How Risk Reduction Is (and Isn't) Rocket Science

HBR.org 2012-06-12

How do you get a five-ton spacecraft safely to Saturn and land a probe on its largest moon when your project involves three space agencies, 17 countries, 18 separate scientific payloads, and 250 scientists working across 10 time zones?

The secret isn't rocket science — it's a full-time commitment to the art and science of project management.

New findings from the Project Management Institute (PMI), suggests that organizations that focus on excellence in project management execution can reduce risk, improve performance, save money, and achieve a greater return on investment.

PMI's Pulse of the Profession Survey shows that more than two-thirds of project-based organizations have created a dedicated Project Management Office to lead such efforts. More important, the study highlights the key role that project teams play in the success of their initiatives and how organizations can best support their teams.

Eight years after the Cassini-Huygens Saturn spacecraft reached its destination, it is still sending extraordinary pictures back to earth. The project was recently awarded the Trophy of Current Achievement by the Smithsonian's National Air and Space Museum. While its results are singular, the methods used to achieve them can be used by any business that needs to reach a goal through team coordination. The PMI study found that organizations, like NASA, that are highly successful at project management:

  • Use project portfolio management to select and prioritize projects and maintain a strong connection between all projects and the overall mission of the organization. This is even more critical for an organization like NASA that has many high-risk projects and an ever-shrinking budget;
  • Have active executive project sponsors; and
  • Maintain a constant focus on talent development for their teams and, in particular, their project leaders.

Connecting to the Strategic Vision It's natural for everyone embarking on a project as complicated as Cassini-Huygens to focus mainly on the specifics of making it work. But the Pulse Survey found that teams that focus on achieving their organization's strategic goals, rather than just the performance goals of a specific project, increase their overall success rates by as much as 20 percentage points.

Focusing on the larger strategic goal made it easier to manage the schedules, budgets, human, and technological resources in a way that was optimal for the whole project, not just the individual project groups involved — no easy task when the teams were drawn from individuals and organizations from different governments, industries, academic, and scientific disciplines around the world.

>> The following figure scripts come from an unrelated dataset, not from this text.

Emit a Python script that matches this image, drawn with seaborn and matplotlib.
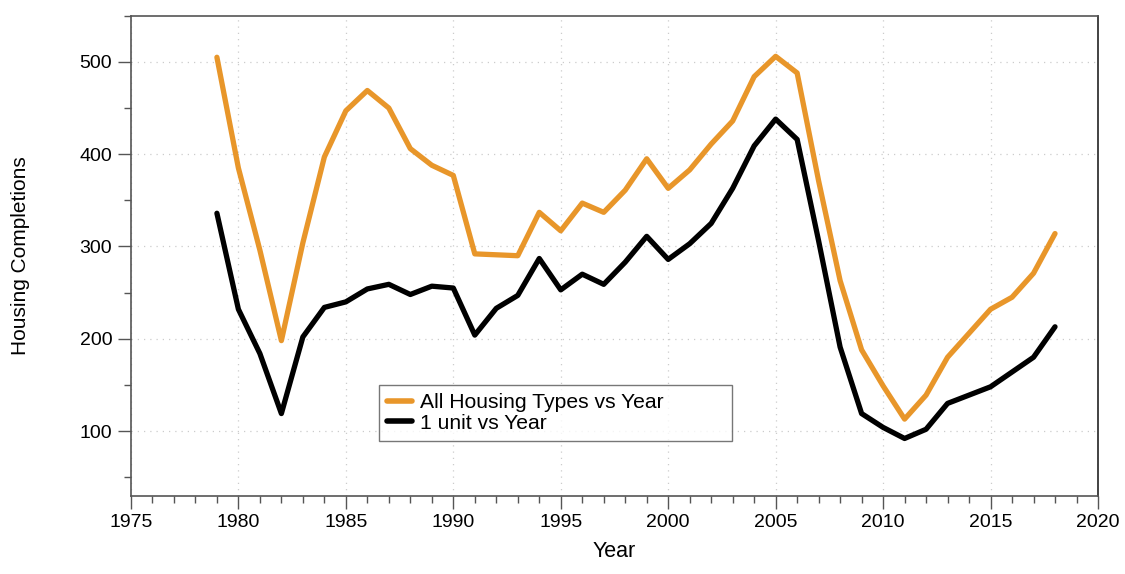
import pandas as pd
import numpy as np
import matplotlib
matplotlib.use("Agg")
import matplotlib.pyplot as plt
from matplotlib.ticker import MultipleLocator
import seaborn as sns

# --------------------------------------------------------------
# Data (thousands of units)
# --------------------------------------------------------------
years = list(range(1979, 2019))

all_types = [505, 385, 296, 198, 304, 397, 447, 469, 450, 406,
             388, 377, 292, 291, 290, 337, 317, 347, 337, 361,
             395, 363, 383, 411, 436, 484, 506, 488, 371, 263,
             188, 149, 113, 139, 180, 206, 232, 245, 271, 314]

one_unit = [336, 232, 184, 119, 202, 234, 240, 254, 259, 248,
            257, 255, 204, 233, 247, 287, 253, 270, 259, 283,
            311, 286, 303, 325, 363, 409, 438, 416, 306, 191,
            119, 104, 92, 102, 130, 139, 148, 164, 180, 213]

series_names = ["All Housing Types vs Year", "1 unit vs Year"]
colors = ["#E8962A", "black"]

df = pd.concat([
    pd.DataFrame({"Year": years, "Completions": all_types, "series": series_names[0]}),
    pd.DataFrame({"Year": years, "Completions": one_unit, "series": series_names[1]}),
])

# --------------------------------------------------------------
# Plot
# --------------------------------------------------------------
sns.set_style("white")
plt.rcParams["font.family"] = ["Liberation Sans", "DejaVu Sans"]
plt.rcParams["text.color"] = "black"
plt.rcParams["axes.labelcolor"] = "black"
plt.rcParams["xtick.labelcolor"] = "black"
plt.rcParams["ytick.labelcolor"] = "black"

fig = plt.figure(figsize=(11.25, 5.74), dpi=100)
ax = fig.add_axes([0.1164, 0.1364, 0.8596, 0.8362])

sns.lineplot(data=df, x="Year", y="Completions", hue="series",
             palette=dict(zip(series_names, colors)), linewidth=3.8,
             ax=ax, legend=False)

ax.set_xlim(1975, 2020)
ax.set_ylim(30, 550)
ax.xaxis.set_major_locator(MultipleLocator(5))
ax.xaxis.set_minor_locator(MultipleLocator(1))
ax.yaxis.set_major_locator(MultipleLocator(100))
ax.yaxis.set_minor_locator(MultipleLocator(50))
ax.tick_params(which="major", direction="out", length=9.5, width=1.0,
               color="#555555", labelsize=14, pad=4, left=True, bottom=True)
ax.tick_params(which="minor", direction="out", length=5, width=1.0,
               color="#555555", left=True, bottom=True)

ax.grid(True, which="major", linestyle=(0, (1, 4)), color="#cccccc", linewidth=0.9)

for side in ["left", "bottom", "top"]:
    ax.spines[side].set_color("#555555")
    ax.spines[side].set_linewidth(1.2)
ax.spines["right"].set_color("#222222")
ax.spines["right"].set_linewidth(1.2)

ax.set_xlabel("Year", fontsize=15.5)
ax.set_ylabel("Housing Completions", fontsize=15)
ax.xaxis.set_label_coords(0.5, -0.095)
ax.yaxis.set_label_coords(-0.104, 0.5)

handles = [plt.Line2D([], [], color=c, linewidth=4) for c in colors]
leg = ax.legend(handles, series_names, loc="lower left", mode="expand",
                bbox_to_anchor=(0.256, 0.114, 0.366, 0.121), fontsize=15.2,
                frameon=True, fancybox=False, edgecolor="#555555",
                handlelength=1.2, handletextpad=0.38, borderpad=0.4,
                labelspacing=0.05, borderaxespad=0)
leg.get_frame().set_linewidth(1.0)

plt.savefig("out.png", dpi=100)
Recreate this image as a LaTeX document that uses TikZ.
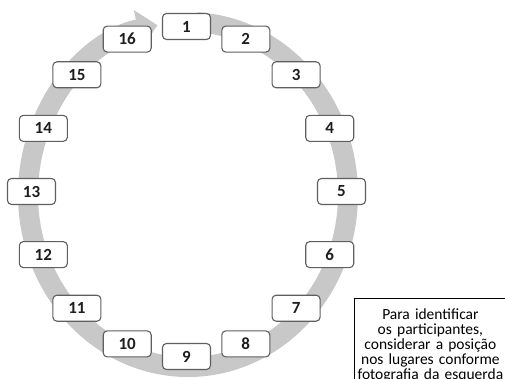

One innovative portfolio-management technique the mission employed was a novel free-market resource-allocation concept drawn from the field of economics. Each of the 18 principal investigators (in charge of the various instrument payloads the spacecraft was carrying to capture and transmit information and images from the mission) were authorized to trade key resources — cost, mass, power, and data allotments — across the entire project. So, for example, a principal investigator whose payload was allocated 10 pounds of mass on the spacecraft but only required one was free to trade the other nine pounds for other resources. This approach ensured that project resources were properly allocated where they were really needed and minimized conflicts of interest and management overhead.

Leveraging Executive Sponsors It stands to reason that good project management requires active executive sponsorship. In fact, according to the Pulse Survey, executive sponsorship is the greatest factor influencing project success rates. NASA projects generally have many executive sponsors widely deployed — some are in the field centers; others at headquarters; others within industry or the scientific academic community whose research benefits from the outcomes of NASA projects. They advocate, and in some cases fight, for financial resources, people, and equipment. It was their power that endowed the project management teams with the decision-making authority that made the resource-allocation exchange possible. Without strong executive sponsorship, many times during the life of a complex project it would seem easiest for teams to walk away from the challenge and difficulty.

Continuing Talent Development Few companies, it would appear, pay enough attention to teaching people how to lead teams. The Pulse Survey found that only two in five organizations have a formal process for developing project managers. NASA is one organization that has in fact put a lot of effort into predicting which individuals would succeed as project leaders. For decades, NASA has been committed to training employees in project management through its Academy of Program/Project & Engineering Leadership (APPEL), an in-house organization that advocates for project management discipline in all missions.

In a study of senior practitioners by Ed Hoffman and Matthew Kohut, the Academy identified "Four As" necessary for personal effectiveness in its project-based organization — ability, attitude, alliances, and assignments. Ability is obvious. The attitude NASA looks for in its project leaders is an openness to other people's ideas and perspectives. The most brilliant person without a respectful, collaborative attitude is a failure waiting to happen. Effective NASA project team members also have cultivated large networks of people willing to use their unique views and diversity of experience to solve difficult questions, scrutinize decisions, spread knowledge, and innovate. Finally, rising project managers receive assignments with increasing degrees of difficulty so that they gain a variety of experiences (technical, political, social, systems, domain) that prepare them for the challenges they will inevitably face in future assignments.

When a project fails, the Pulse Survey found, an average of one-third of that project's budget is lost for good. Taken with the additional analysis that shows that on average 36% of projects do not meet their original goals and business intent, we see organizations putting at risk significant sums of money when their projects are poorly executed. The teams that lead projects might be the most valuable asset a company has, and they must manage those assets carefully.